_What is being asked_. Retype, please, the listing from its opening line through the line that contains "i) => colors[groups[i]]);", both included, without the pictures.

* * *

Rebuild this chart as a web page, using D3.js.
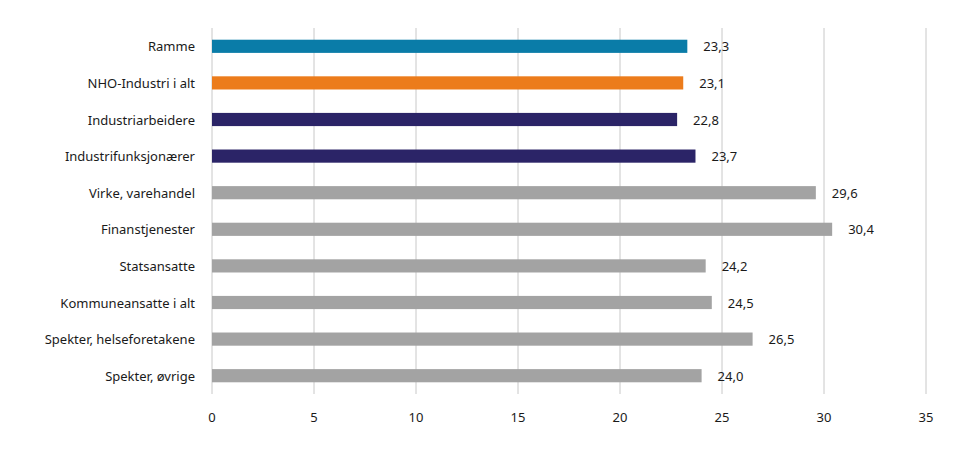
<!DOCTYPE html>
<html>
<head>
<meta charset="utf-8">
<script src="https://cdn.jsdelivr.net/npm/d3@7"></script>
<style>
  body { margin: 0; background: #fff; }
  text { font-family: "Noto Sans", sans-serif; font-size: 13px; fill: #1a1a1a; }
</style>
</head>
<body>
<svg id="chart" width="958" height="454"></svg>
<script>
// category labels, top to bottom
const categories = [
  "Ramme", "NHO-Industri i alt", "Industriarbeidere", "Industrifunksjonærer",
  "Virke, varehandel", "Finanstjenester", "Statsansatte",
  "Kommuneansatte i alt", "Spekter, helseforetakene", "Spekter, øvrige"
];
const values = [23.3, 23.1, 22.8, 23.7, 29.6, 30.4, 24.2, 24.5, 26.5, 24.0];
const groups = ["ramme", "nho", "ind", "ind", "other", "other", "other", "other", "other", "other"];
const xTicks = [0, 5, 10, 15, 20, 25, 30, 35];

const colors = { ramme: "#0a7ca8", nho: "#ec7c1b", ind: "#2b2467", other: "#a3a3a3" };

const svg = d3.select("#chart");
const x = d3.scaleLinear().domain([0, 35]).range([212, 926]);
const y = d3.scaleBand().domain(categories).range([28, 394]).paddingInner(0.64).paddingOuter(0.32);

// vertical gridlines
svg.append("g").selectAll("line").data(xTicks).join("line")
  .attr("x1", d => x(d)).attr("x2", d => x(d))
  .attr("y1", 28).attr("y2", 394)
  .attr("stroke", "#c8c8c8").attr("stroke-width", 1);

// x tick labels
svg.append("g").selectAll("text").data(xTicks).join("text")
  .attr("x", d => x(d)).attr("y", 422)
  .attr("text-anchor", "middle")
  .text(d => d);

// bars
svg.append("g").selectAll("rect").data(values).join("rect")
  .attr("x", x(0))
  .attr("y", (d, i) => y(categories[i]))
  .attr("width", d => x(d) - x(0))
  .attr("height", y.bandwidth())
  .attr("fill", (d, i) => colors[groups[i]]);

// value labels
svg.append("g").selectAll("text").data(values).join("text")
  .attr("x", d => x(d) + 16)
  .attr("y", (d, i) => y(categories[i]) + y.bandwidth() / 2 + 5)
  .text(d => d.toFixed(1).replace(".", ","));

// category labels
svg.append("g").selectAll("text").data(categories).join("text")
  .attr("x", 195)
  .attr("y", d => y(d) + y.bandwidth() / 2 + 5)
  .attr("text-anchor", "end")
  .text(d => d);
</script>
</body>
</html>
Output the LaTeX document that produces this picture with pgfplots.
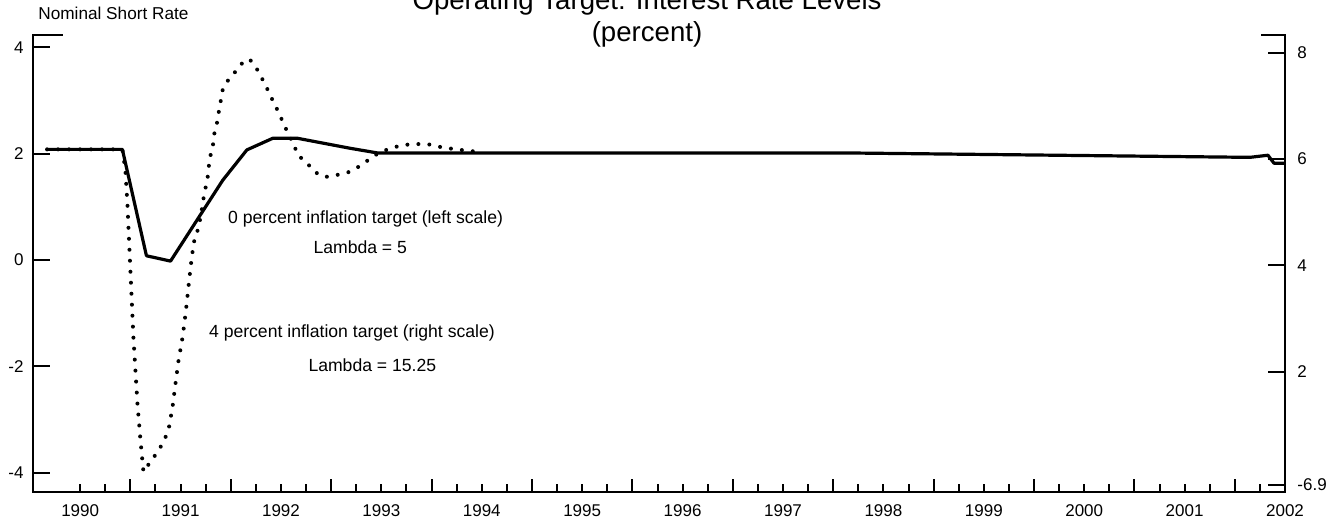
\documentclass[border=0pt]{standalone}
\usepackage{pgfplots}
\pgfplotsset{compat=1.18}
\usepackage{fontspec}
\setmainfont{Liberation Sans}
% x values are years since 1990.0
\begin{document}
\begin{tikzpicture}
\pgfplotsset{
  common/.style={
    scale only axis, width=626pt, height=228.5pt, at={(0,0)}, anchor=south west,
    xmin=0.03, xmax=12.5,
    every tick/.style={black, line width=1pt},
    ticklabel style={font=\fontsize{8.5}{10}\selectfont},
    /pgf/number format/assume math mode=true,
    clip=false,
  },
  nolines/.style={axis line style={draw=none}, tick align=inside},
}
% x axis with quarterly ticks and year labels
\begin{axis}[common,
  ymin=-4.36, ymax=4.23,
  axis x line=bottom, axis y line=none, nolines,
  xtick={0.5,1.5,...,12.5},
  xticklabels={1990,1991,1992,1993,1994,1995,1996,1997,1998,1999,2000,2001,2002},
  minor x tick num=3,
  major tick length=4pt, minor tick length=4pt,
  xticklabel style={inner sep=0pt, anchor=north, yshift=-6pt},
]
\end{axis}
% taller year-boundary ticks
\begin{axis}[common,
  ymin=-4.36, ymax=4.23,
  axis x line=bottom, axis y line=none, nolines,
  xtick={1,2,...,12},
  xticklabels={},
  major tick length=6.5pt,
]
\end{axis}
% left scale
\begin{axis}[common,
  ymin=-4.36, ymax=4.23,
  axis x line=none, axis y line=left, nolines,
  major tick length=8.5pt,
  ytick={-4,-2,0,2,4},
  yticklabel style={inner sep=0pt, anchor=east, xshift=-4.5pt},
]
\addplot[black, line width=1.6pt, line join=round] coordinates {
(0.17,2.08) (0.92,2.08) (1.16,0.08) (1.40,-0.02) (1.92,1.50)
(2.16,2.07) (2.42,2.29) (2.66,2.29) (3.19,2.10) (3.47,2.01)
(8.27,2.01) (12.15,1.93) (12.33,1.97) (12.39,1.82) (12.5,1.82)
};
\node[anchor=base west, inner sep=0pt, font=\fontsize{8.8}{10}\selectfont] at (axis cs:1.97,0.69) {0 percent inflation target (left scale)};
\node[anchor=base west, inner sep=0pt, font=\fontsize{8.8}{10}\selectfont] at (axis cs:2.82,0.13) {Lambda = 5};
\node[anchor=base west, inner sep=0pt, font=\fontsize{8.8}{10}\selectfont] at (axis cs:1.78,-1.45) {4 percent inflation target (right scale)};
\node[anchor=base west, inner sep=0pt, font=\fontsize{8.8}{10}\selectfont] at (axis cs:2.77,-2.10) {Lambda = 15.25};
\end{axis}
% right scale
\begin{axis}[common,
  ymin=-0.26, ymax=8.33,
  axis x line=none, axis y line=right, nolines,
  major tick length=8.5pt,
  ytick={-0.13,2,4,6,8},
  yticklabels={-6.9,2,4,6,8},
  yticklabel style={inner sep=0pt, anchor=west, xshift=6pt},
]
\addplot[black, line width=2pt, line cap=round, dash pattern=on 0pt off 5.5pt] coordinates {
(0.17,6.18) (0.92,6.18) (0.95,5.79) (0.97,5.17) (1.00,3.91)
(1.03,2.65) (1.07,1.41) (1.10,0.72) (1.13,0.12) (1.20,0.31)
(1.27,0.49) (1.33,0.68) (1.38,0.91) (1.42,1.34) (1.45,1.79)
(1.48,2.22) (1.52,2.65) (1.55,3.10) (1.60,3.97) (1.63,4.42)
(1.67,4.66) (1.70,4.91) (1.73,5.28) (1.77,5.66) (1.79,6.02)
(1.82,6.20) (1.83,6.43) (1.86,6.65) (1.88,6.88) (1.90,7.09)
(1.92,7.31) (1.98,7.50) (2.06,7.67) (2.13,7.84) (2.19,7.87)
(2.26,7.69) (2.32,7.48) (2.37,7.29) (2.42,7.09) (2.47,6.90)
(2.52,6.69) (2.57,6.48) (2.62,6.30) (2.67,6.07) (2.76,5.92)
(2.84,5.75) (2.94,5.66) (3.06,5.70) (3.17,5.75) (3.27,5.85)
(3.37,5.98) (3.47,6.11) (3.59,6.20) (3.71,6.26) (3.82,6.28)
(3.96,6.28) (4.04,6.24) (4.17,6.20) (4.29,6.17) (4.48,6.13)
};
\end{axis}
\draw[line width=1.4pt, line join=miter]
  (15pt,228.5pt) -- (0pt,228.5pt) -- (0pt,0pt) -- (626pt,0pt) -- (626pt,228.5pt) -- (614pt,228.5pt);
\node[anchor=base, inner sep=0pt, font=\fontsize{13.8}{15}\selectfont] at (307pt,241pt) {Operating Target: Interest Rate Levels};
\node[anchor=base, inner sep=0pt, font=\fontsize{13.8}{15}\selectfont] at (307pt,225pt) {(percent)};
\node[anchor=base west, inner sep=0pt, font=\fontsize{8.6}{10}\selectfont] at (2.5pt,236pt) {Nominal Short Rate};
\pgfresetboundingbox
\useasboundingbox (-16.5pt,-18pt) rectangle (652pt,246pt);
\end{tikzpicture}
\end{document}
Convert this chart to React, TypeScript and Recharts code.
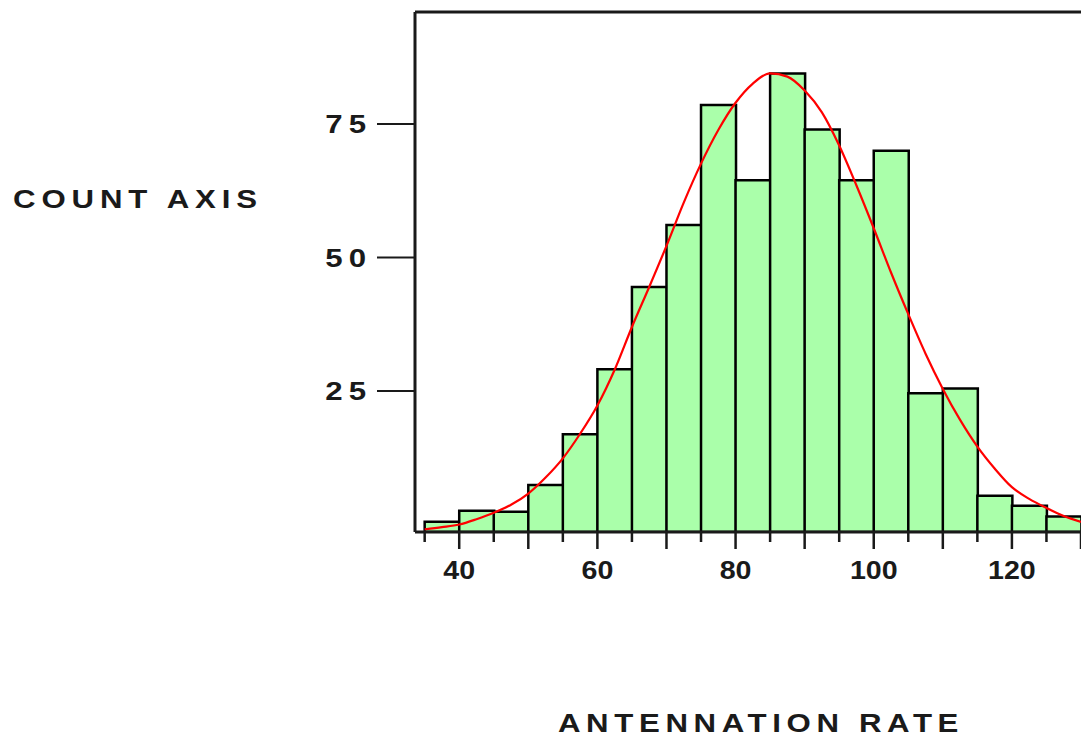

* * *

_Answer to the exercise_.
Rebuild this chart as a web page, using D3.js.
<!DOCTYPE html>
<html>
<head>
<meta charset="utf-8">
<script src="https://cdn.jsdelivr.net/npm/d3@7"></script>
<style>
  body { margin: 0; background: #fff; }
  text { font-family: "Noto Sans", sans-serif; font-size: 13px; fill: #1a1a1a; }
</style>
</head>
<body>
<svg id="chart" width="958" height="454"></svg>
<script>
// category labels, top to bottom
const categories = [
  "Ramme", "NHO-Industri i alt", "Industriarbeidere", "Industrifunksjonærer",
  "Virke, varehandel", "Finanstjenester", "Statsansatte",
  "Kommuneansatte i alt", "Spekter, helseforetakene", "Spekter, øvrige"
];
const values = [23.3, 23.1, 22.8, 23.7, 29.6, 30.4, 24.2, 24.5, 26.5, 24.0];
const groups = ["ramme", "nho", "ind", "ind", "other", "other", "other", "other", "other", "other"];
const xTicks = [0, 5, 10, 15, 20, 25, 30, 35];

const colors = { ramme: "#0a7ca8", nho: "#ec7c1b", ind: "#2b2467", other: "#a3a3a3" };

const svg = d3.select("#chart");
const x = d3.scaleLinear().domain([0, 35]).range([212, 926]);
const y = d3.scaleBand().domain(categories).range([28, 394]).paddingInner(0.64).paddingOuter(0.32);

// vertical gridlines
svg.append("g").selectAll("line").data(xTicks).join("line")
  .attr("x1", d => x(d)).attr("x2", d => x(d))
  .attr("y1", 28).attr("y2", 394)
  .attr("stroke", "#c8c8c8").attr("stroke-width", 1);

// x tick labels
svg.append("g").selectAll("text").data(xTicks).join("text")
  .attr("x", d => x(d)).attr("y", 422)
  .attr("text-anchor", "middle")
  .text(d => d);

// bars
svg.append("g").selectAll("rect").data(values).join("rect")
  .attr("x", x(0))
  .attr("y", (d, i) => y(categories[i]))
  .attr("width", d => x(d) - x(0))
  .attr("height", y.bandwidth())
  .attr("fill", (d, i) => colors[groups[i]]);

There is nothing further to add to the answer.